With the persecution of Hahnemann came the persecution of many of his students. To give one example, Christian Gottlob Hornburg, a medical student at the University of Liepzig, especially loved Hahnemann’s lectures and grasped the topic so thoroughly that he was able to achieve several astounding cures himself. He had already earned his baccalaureate, and was doing work towards his medical degree so, strictly speaking, he was not supposed to be seeing patients. Other medical students, who were not proponents of Homeopathy, also gave medical advice and escaped reproof, but because his cures were homeopathic, Hornburg was persecuted. He was fined, and the authorities even went so far as to take his homeopathic medicines from his home and publicly burn them. Worse, and in large part because he spoke so critically about the old methods, he was never awarded his medical degree. He tried in several universities and failed; the “powers that be” wanted to make an example of him. He eventually gave up trying to earn a degree, but never stopped practicing homeopathy. Unfortunately, his tormentors never stopped either, always looking for ways to punish him. In 1833, about fifteen years after his remedies had been publicly burned, he was condemned to two months’ imprisonment for treating a woman with pneumonia who later died at the hands of regular physicians. They knew she had worked with Hornburg and blamed her death on him. The news of this judgement devastated Hornburg. He was recovering from influenza when he learned of it, so not in perfect health, and the shock—and very possibly the imprisonment itself—caused him to go into a decline. He was dead six months later. Fortunately, many of those in Hahnemann’s Provers' Union sidestepped or survived the Old School’s persecution and carried on practicing homeopathy quite successfully, including Hartmann (mentioned above).
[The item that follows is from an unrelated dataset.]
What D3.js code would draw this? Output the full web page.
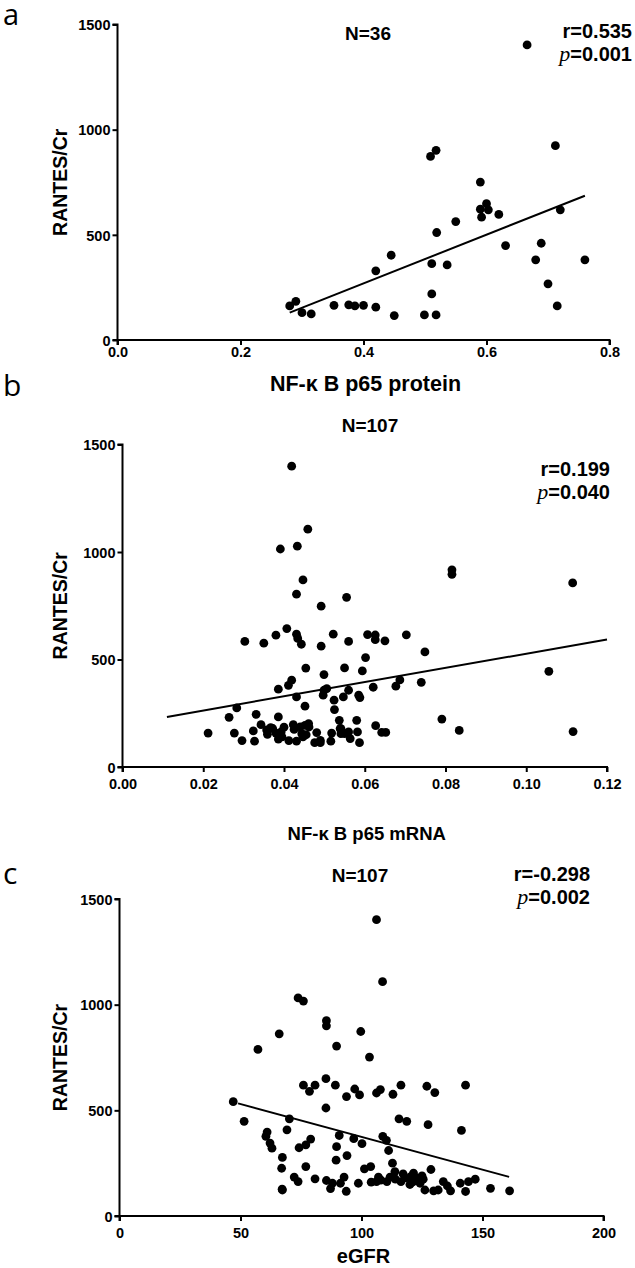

All Hahnemann ever wanted to do, always for the absolute good of humanity, was to dispense the simple medicines that he so thoroughly understood, that he himself had made so that he could guarantee their quality, and to share his new method with anyone who was open to learning it. But after nearly ten years of teaching at the University of Leipzig, his dream came to an end. This last battle was the final straw for Hahnemann, who was now 66 years old. He determined to move his family once again, and sent out enquiries to find a place in which he could attain the peace and quiet he needed to continue his research and practice homeopathy without the constant battles. In the spring of 1821, the Grand Duke Frederick of Anhalt-Coethen invited Hahnemann to become private physician to himself and his wife and, perhaps more importantly, gave him free reign to “practice according to the feelings of his heart.”